The second reason why all this matters is that Goldman’s position is merely a very extreme form of a much wider structural pattern – and problem – that shapes the financial world. Between 2004 and 2007, the world of CDOs and credit derivatives exploded at a stunning pace, creating fat profits for some banks.
But since the product was so new, the pool of accountants, lawyers and bankers who truly understood how it all worked was always extremely small (and by 2005 most were frenetically overworked).
One consequence is that it has been hard for investors to find financiers who could offer independent advice on products since they were usually working for the banks. It has also been hard for investors to find good lawyers if they wanted to sue a large investment bank over, say, a CDO.
To be sure, there are specialist litigation boutiques that focus on launching such suits in the US. However, most of them are not experts in CDOs, and they do not exist in large numbers in Europe. When investors have tried to contact top law firms in London, to launch litigation, the lawyers have often refused to act due to “conflicts” (that is, they were already working for the banks.) It is little wonder, then, that there have been so few successful lawsuits. The near-stranglehold of banks over the legal world has been impressive.
It is unclear whether this will change now. As I said, law firms and investment management groups tend to be a conservative bunch and Goldman’s ability to inspire envy and fear remains formidable.

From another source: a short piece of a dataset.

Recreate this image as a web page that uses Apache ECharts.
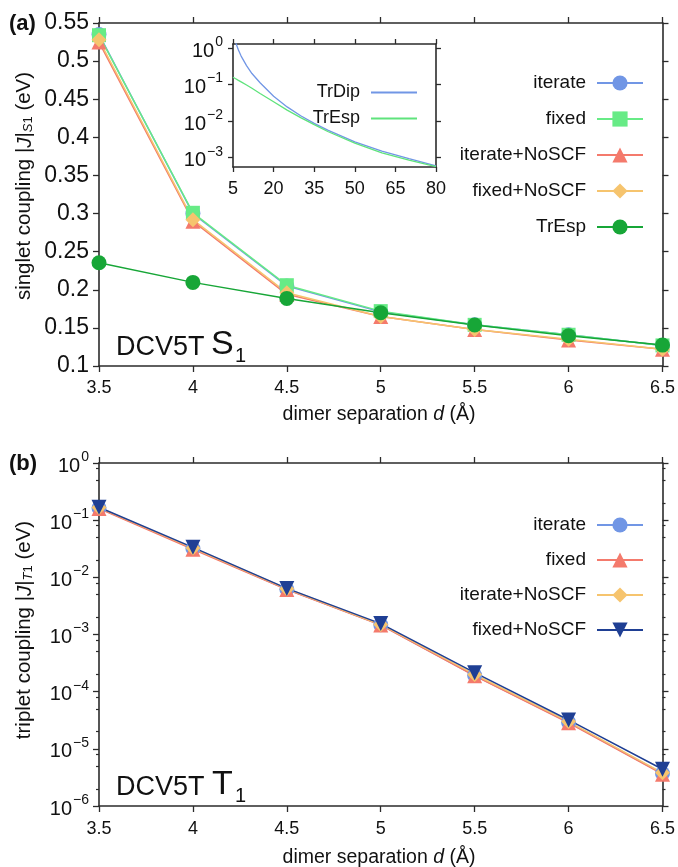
<!DOCTYPE html>
<html><head><meta charset="utf-8">
<script src="https://cdn.jsdelivr.net/npm/echarts@6/dist/echarts.min.js"></script>
<style>html,body{margin:0;padding:0;background:#fff}#c{width:678px;height:867px}</style>
</head><body><div id="c"></div>
<script>
// ---------- data ----------
const separations = [3.5, 4, 4.5, 5, 5.5, 6, 6.5];
// panel (a): singlet coupling (eV)
const sIterate      = [0.535, 0.300, 0.205, 0.171, 0.154, 0.141, 0.127];
const sFixed        = [0.534, 0.301, 0.206, 0.172, 0.154, 0.141, 0.127];
const sIterateNo    = [0.525, 0.290, 0.194, 0.165, 0.148, 0.134, 0.122];
const sFixedNo      = [0.528, 0.292, 0.196, 0.165, 0.148, 0.135, 0.122];
const sTrEsp        = [0.2355, 0.2097, 0.1887, 0.1698, 0.1537, 0.1397, 0.1274];
// inset: long-range coupling (eV) vs separation
const insetR     = [5, 6, 7, 8, 10, 12, 15, 20, 25, 30, 35, 40, 50, 60, 70, 80];
const insetTrDip = [2.4, 1.40, 0.88, 0.60, 0.33, 0.20, 0.112, 0.048, 0.0245, 0.0140, 0.0087, 0.0057, 0.0027, 0.00152, 0.00094, 0.00060];
const insetTrEsp = [0.158, 0.144, 0.130, 0.118, 0.097, 0.079, 0.057, 0.034, 0.020, 0.0125, 0.0080, 0.0052, 0.0025, 0.00135, 0.00086, 0.00057];
// panel (b): triplet coupling (eV)
const tIterate   = [0.163, 0.032, 0.0062, 0.00148, 0.000192, 2.9e-5, 3.7e-6];
const tFixed     = [0.160, 0.031, 0.0061, 0.00146, 0.000190, 2.85e-5, 3.6e-6];
const tIterateNo = [0.166, 0.0325, 0.0063, 0.00150, 0.000200, 3.0e-5, 3.8e-6];
const tFixedNo   = [0.168, 0.0335, 0.0064, 0.00155, 0.000215, 3.2e-5, 4.4e-6];
// tick labels
const insetXTicks = [5, 20, 35, 50, 65, 80];
const insetYExps  = [-3, -2, -1, 0];
const tripletExps = [-6, -5, -4, -3, -2, -1, 0];
const minorMult   = [2, 5, 8];

// ---------- helpers ----------
const FONT = 'Liberation Sans, Arial, Helvetica, sans-serif';
const AX = '#2b2b2b';
const C = {blue:'#7196E5', lgreen:'#67EB86', salmon:'#F47A6C', orange:'#F6C46E', dgreen:'#17A637', navy:'#1F3F94'};
const lg = v => Math.log10(v);
const pairs = (xs, ys, f) => xs.map((x, i) => [x, f ? f(ys[i]) : ys[i]]);
const minorVals = [];
tripletExps.forEach(e => { if (e < 0) minorMult.forEach(m => minorVals.push(e + lg(m))); });
const supFmt = v => { const e = Math.round(v); return '{b|10}{s|' + (e < 0 ? '\u2212' + (-e) : e) + '}'; };
const supRich = {b:{fontSize:20, lineHeight:26, verticalAlign:'bottom', fontFamily:FONT, color:'#111'},
                 s:{fontSize:14, lineHeight:14, verticalAlign:'top', fontFamily:FONT, color:'#111', padding:[0,0,0,1]}};

function axisBase(extra) {
  return Object.assign({
    type:'value', splitLine:{show:false},
    axisLine:{show:true, onZero:false, lineStyle:{color:AX, width:1.6}},
    axisTick:{show:true, inside:false, length:6, lineStyle:{color:AX, width:1.3}},
    axisLabel:{show:false}
  }, extra);
}
const lbl = (o) => Object.assign({show:true, fontFamily:FONT, fontSize:18, color:'#111', margin:10}, o);

const xAxis = [
  axisBase({gridIndex:0, position:'bottom', min:3.5, max:6.5, interval:0.5, axisLabel:lbl({margin:13})}),
  axisBase({gridIndex:0, position:'top', min:3.5, max:6.5, interval:0.5}),
  axisBase({gridIndex:1, position:'bottom', min:5, max:80,
    axisTick:{show:true, length:5, customValues:insetXTicks, lineStyle:{color:AX, width:1.3}},
    axisLabel:lbl({customValues:insetXTicks, margin:13})}),
  axisBase({gridIndex:1, position:'top', min:5, max:80,
    axisTick:{show:true, length:5, customValues:insetXTicks, lineStyle:{color:AX, width:1.3}}}),
  axisBase({gridIndex:2, position:'bottom', min:3.5, max:6.5, interval:0.5, axisLabel:lbl({margin:14})}),
  axisBase({gridIndex:2, position:'top', min:3.5, max:6.5, interval:0.5})
];
const yAxis = [
  axisBase({gridIndex:0, position:'left', min:0.1, max:0.55, interval:0.05,
    axisLabel:lbl({fontSize:23, formatter:v => String(+v.toFixed(2))})}),
  axisBase({gridIndex:0, position:'right', min:0.1, max:0.55, interval:0.05}),
  axisBase({gridIndex:1, position:'left', min:-3.254, max:0.109,
    axisTick:{show:true, length:5, customValues:insetYExps, lineStyle:{color:AX, width:1.3}},
    axisLabel:lbl({customValues:insetYExps, formatter:supFmt, rich:supRich, margin:10})}),
  axisBase({gridIndex:1, position:'right', min:-3.254, max:0.109,
    axisTick:{show:true, length:5, customValues:insetYExps, lineStyle:{color:AX, width:1.3}}}),
  axisBase({gridIndex:2, position:'left', min:-6, max:0, interval:1,
    axisLabel:lbl({formatter:supFmt, rich:supRich})}),
  axisBase({gridIndex:2, position:'right', min:-6, max:0, interval:1}),
  axisBase({gridIndex:2, position:'left', min:-6, max:0, axisLine:{show:false},
    axisTick:{show:true, length:3, customValues:minorVals, lineStyle:{color:AX, width:1.2}}}),
  axisBase({gridIndex:2, position:'right', min:-6, max:0, axisLine:{show:false},
    axisTick:{show:true, length:3, customValues:minorVals, lineStyle:{color:AX, width:1.2}}})
];

function ser(name, xi, yi, data, color, symbol, extra) {
  return Object.assign({
    name, type:'line', xAxisIndex:xi, yAxisIndex:yi, data,
    symbol, symbolSize:15, showSymbol:true, showAllSymbol:true,
    lineStyle:{color, width:1.5}, itemStyle:{color, opacity:1},
    emphasis:{disabled:true}, clip:true, z:3
  }, extra || {});
}

const series = [
  ser('a:iterate', 0, 0, pairs(separations, sIterate), C.blue, 'circle'),
  ser('a:fixed', 0, 0, pairs(separations, sFixed), C.lgreen, 'rect', {symbolSize:14}),
  ser('a:iterate+NoSCF', 0, 0, pairs(separations, sIterateNo), C.salmon, 'triangle'),
  ser('a:fixed+NoSCF', 0, 0, pairs(separations, sFixedNo), C.orange, 'diamond'),
  ser('a:TrEsp', 0, 0, pairs(separations, sTrEsp), C.dgreen, 'circle'),
  ser('i:TrDip', 2, 2, pairs(insetR, insetTrDip, lg), C.blue, 'none', {lineStyle:{color:C.blue, width:1.3}}),
  ser('i:TrEsp', 2, 2, pairs(insetR, insetTrEsp, lg), '#5FE37C', 'none', {lineStyle:{color:'#5FE37C', width:1.3}}),
  ser('b:iterate', 4, 4, pairs(separations, tIterate, lg), C.blue, 'circle'),
  ser('b:fixed', 4, 4, pairs(separations, tFixed, lg), C.salmon, 'triangle'),
  ser('b:iterate+NoSCF', 4, 4, pairs(separations, tIterateNo, lg), C.orange, 'diamond'),
  ser('b:fixed+NoSCF', 4, 4, pairs(separations, tFixedNo, lg), C.navy, 'triangle', {symbolRotate:180})
];

const strip = n => n.replace(/^[abi]:/, '');
const legendBase = {
  orient:'vertical', align:'right', padding:0, itemWidth:46, itemHeight:19,
  formatter:strip, selectedMode:false, inactiveColor:'#ccc',
  textStyle:{fontFamily:FONT, fontSize:19, color:'#111', padding:[0,6,0,0]}
};
const legend = [
  Object.assign({}, legendBase, {right:34, top:73.5, itemGap:17,
    data:['a:iterate','a:fixed','a:iterate+NoSCF','a:fixed+NoSCF','a:TrEsp']}),
  Object.assign({}, legendBase, {right:261, top:83.5, itemGap:8, itemHeight:2, icon:'rect',
    textStyle:{fontFamily:FONT, fontSize:18, color:'#111', padding:[0,6,0,0]},
    data:['i:TrDip','i:TrEsp']}),
  Object.assign({}, legendBase, {right:34, top:515.5, itemGap:16,
    data:['b:iterate','b:fixed','b:iterate+NoSCF','b:fixed+NoSCF']})
];

const txt = (x, y, text, o) => ({type:'text', x, y, z:10, silent:true,
  style:Object.assign({text, fontFamily:FONT, fill:'#111', fontSize:18, align:'left', verticalAlign:'middle'}, o)});
const mkRich = (fs) => ({
  n:{fontFamily:FONT, fontSize:fs, lineHeight:fs+6, verticalAlign:'bottom', fill:'#111'},
  i:{fontFamily:FONT, fontSize:fs, fontStyle:'italic', lineHeight:fs+6, verticalAlign:'bottom', fill:'#111'},
  si:{fontFamily:FONT, fontSize:13, fontStyle:'italic', lineHeight:11, verticalAlign:'bottom', fill:'#111'},
  s:{fontFamily:FONT, fontSize:13, lineHeight:11, verticalAlign:'bottom', fill:'#111'}
});
const yRich = mkRich(20.5), xRich = mkRich(19.5);
const graphic = [
  txt(9, 24, '(a)', {fontSize:22, fontWeight:'bold'}),
  txt(9, 464, '(b)', {fontSize:22, fontWeight:'bold'}),
  Object.assign(txt(22, 186, '{n|singlet coupling |}{i|J}{n||}{si|S}{s|1}{n| (eV)}', {align:'center', rich:yRich}), {rotation:Math.PI/2}),
  Object.assign(txt(22, 630, '{n|triplet coupling |}{i|J}{n||}{si|T}{s|1}{n| (eV)}', {align:'center', rich:yRich}), {rotation:Math.PI/2}),
  txt(379, 412, '{n|dimer separation }{i|d}{n| (\u00c5)}', {align:'center', rich:xRich}),
  txt(379, 855, '{n|dimer separation }{i|d}{n| (\u00c5)}', {align:'center', rich:xRich}),
  txt(116, 348, 'DCV5T', {fontSize:27}),
  txt(211, 345, 'S', {fontSize:34}),
  txt(235, 356, '1', {fontSize:20}),
  txt(116, 788, 'DCV5T', {fontSize:27}),
  txt(212, 785, 'T', {fontSize:34}),
  txt(235, 796, '1', {fontSize:20})
];

const chart = echarts.init(document.getElementById('c'), null, {renderer:'canvas'});
chart.setOption({
  animation:false, backgroundColor:'#fff',
  grid:[
    {left:99, top:23, width:564, height:343},
    {left:233, top:44, width:203, height:123},
    {left:99, top:463, width:564, height:343}
  ],
  xAxis, yAxis, series, legend, graphic
});
</script></body></html>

But as anyone who has ever experienced high school politics knows, sometimes the most important signals about power can be the most subtle ones. Investors would be wise to keep watching to see if those threatened lawsuits actually materialize in the coming weeks and, if they do, to see just how many top lawyers or bankers are ready to do something that few have tried before – wrestle with the mighty Goldman in a public arena.